My ancestors include a family with the surname Millet, variously spelled Millet, Millett, Millit, Millitt, Milit, etc. It is relatively easy to write a regular expression to find all the variations: "i" versus "y", single "L" versus double "L", single "T" versus double "T". Here's how.

Let's start with a simple expression:
Mill[ei]tt

The expression consists mostly of literal characters that must match the string being searched exactly. The [ei] is a "character class" expression. Character-class expressions consist of a sequence of characters in brackets. Unlike literal matches, the program does not attempt to find all of the characters in the sequence. Instead, it trys to find one of the characters.

Unfortunately, the expression Mill[ei]tt will only find two variations of the name: Millett and Millitt.

Let's add a repetition expression to control how many Ls and how many Ts will be considered a match. The repetition expression takes the form {minimum,maximum}.

The new expression is now:
Mil{1,2}[ei]t{1,2}

The expression will now find all the combination of one and two Ls, one and two Ts, and either an I or an E as the last vowel. It will now match all the examples given above, and then some.

Here's another example:
Faire{0,1}banke{0,1}s{0,1}

This will find many of the variations of the name Fairbanks, including Fairbank, Fairbanks, Fairebank, Fairebanke, Fairbanke, Fairebankes, etc. The two Es and the trailing S may appear zero or one times.

These expressions may look confusing, but they only use three concepts:

  1. literal matches
  2. character-class matches
  3. repetition controls

Other expressions are available, but with these three you can do a lot.

If you need to match one of the special characters like [ or {, use a backslash (\) as an escape character. The following expression will find the name smith in brackets:
\[smith\]

Good luck. Read Microsoft's documentation for more details.

Variable Replacement Strings

Sometimes you want to change characters that occur only within some other variable characters. For example, let's assume that you want to change "number & number" to "number , number" where "number" is any number. This is a real example from some citation detail strings that I wanted to change. Some of my citations where like this:

16, 18
17, 24

But some were like this:

59 & 77
111 & 143

I wanted them to be consistent, and I wanted to use the first format.

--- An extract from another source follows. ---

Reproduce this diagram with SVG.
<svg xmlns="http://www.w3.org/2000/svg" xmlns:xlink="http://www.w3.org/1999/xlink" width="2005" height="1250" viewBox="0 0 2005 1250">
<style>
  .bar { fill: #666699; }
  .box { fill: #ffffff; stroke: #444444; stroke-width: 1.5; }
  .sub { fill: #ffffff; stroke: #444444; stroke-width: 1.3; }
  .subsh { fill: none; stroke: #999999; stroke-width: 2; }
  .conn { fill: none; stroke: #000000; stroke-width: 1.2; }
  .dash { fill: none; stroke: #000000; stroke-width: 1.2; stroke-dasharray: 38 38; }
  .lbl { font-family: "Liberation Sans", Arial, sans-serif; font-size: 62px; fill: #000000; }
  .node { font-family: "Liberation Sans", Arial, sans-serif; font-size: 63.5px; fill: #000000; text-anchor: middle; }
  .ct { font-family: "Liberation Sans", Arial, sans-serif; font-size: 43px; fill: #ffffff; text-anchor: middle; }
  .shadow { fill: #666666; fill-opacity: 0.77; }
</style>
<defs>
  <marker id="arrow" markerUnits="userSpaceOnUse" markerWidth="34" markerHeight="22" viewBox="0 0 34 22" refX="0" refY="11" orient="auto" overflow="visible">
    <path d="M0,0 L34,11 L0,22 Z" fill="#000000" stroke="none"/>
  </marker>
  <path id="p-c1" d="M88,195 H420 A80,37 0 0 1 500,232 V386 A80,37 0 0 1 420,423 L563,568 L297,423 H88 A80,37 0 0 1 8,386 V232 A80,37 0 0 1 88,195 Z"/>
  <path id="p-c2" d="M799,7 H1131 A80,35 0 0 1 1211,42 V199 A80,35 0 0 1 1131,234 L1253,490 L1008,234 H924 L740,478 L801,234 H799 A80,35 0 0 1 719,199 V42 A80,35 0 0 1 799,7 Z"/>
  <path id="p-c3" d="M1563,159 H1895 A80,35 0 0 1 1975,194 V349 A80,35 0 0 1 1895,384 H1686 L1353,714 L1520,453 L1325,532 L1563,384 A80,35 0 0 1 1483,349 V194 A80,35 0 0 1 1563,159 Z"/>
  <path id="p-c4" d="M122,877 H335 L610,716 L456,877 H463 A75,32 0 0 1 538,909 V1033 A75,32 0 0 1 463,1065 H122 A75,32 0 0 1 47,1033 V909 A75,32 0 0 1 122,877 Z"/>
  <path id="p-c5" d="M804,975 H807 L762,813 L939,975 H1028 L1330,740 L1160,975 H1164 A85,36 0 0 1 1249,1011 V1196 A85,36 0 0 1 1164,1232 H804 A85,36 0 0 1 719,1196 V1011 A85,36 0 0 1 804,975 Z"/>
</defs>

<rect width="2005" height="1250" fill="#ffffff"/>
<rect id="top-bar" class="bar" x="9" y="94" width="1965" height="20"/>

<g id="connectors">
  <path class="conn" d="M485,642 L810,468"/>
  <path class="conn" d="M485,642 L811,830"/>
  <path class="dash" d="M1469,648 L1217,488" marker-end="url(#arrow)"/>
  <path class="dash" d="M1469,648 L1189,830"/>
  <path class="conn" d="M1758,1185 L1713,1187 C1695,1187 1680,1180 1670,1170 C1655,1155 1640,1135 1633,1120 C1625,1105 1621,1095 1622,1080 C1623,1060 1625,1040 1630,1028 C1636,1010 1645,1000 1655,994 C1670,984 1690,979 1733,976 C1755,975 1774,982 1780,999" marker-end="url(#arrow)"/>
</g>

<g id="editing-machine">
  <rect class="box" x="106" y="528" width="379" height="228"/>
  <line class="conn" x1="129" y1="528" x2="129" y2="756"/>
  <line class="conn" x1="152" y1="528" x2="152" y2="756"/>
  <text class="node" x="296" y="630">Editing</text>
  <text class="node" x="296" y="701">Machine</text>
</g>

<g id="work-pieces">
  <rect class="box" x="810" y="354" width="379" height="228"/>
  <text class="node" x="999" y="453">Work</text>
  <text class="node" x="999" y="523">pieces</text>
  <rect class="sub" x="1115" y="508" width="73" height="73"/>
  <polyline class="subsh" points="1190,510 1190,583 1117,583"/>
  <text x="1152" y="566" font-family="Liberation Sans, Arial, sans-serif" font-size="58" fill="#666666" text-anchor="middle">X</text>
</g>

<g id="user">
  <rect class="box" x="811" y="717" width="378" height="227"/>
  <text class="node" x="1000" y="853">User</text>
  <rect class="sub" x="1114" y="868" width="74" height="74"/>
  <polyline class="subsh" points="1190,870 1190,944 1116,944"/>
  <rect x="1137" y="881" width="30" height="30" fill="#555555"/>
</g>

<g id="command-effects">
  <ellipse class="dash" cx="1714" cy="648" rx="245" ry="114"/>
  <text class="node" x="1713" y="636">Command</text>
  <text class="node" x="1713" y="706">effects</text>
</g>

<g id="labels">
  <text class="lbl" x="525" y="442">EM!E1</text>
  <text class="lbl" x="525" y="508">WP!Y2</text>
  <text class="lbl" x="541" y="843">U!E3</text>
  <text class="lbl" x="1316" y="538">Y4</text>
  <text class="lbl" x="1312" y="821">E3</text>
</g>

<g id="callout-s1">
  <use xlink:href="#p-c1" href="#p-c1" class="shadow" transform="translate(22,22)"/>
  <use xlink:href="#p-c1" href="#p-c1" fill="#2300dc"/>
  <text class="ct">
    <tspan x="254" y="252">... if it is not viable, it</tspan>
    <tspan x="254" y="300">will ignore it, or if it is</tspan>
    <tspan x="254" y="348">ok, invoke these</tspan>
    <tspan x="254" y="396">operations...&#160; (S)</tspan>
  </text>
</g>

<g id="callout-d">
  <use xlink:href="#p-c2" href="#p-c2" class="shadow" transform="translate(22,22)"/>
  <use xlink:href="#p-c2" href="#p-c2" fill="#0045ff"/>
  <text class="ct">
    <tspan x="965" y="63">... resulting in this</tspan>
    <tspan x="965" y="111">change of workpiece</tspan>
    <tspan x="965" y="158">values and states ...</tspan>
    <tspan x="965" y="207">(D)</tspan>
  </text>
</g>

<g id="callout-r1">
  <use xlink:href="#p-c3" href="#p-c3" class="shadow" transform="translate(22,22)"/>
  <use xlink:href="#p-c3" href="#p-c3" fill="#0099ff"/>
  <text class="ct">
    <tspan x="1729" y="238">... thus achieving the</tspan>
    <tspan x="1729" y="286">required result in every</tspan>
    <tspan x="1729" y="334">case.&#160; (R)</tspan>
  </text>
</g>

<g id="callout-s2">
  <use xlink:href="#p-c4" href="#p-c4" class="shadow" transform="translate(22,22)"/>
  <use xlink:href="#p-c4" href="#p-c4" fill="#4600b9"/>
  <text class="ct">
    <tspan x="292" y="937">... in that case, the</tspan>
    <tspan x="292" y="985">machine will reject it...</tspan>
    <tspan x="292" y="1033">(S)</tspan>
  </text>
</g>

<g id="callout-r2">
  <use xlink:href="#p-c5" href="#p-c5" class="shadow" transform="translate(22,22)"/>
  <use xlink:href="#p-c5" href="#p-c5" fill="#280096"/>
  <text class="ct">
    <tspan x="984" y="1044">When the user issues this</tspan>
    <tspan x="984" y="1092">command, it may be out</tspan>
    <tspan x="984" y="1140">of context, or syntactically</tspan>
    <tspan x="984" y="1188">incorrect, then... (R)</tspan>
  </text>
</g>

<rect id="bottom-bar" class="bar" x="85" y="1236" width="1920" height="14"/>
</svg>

It's pretty simple to write a search expression to find two numbers separated by space-ampersand-space:
[0-9]+ & [0-9]+

The [0-9] part means "a digit", and the plus sign that follows that means "one or more of those characters." Together, [0-9]+ means "one or more digit characters."

OK, I can find number-ampersand-number in the citation details field. But to change it, I have to retain the number parts and discard the ampersand part. How do I do that?

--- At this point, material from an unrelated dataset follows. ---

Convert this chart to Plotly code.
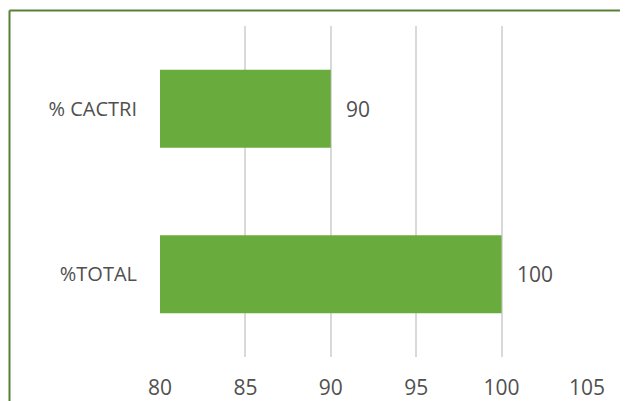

It turns out that the "Replace with" string can contain a special construct to refer to elements of the string being changed. You add some special characters to the search string to split the target text into parts. Basically, you add parentheses around the parts of the expression that represent characters you want to copy to the replacement string. In our case, we need them around the two numbers:
([0-9]+) & ([0-9]+)

That's only half the battle. Now we need to specify the replacement string. To refer to the two numbers, we use $1 and $2. For each part you designate with ( and ), you can reference the actual value in the replacement string using $ and the sequence number of the ( within the target.

So, our replacement string is:
$1, $2

You can use this facility to re-order character strings. In the example, if our replacement string was
$2, $1

... the numbers would be reversed.

Notes

  1. The Find and Replace feature relies on a regular expression facility provided by Microsoft. It appears that there may be two different versions in circulation: one that uses parentheses to identify parts of the expression, and one that uses \( and \). If the method described above doesn't work, try using backslashes before the opening and closing parentheses.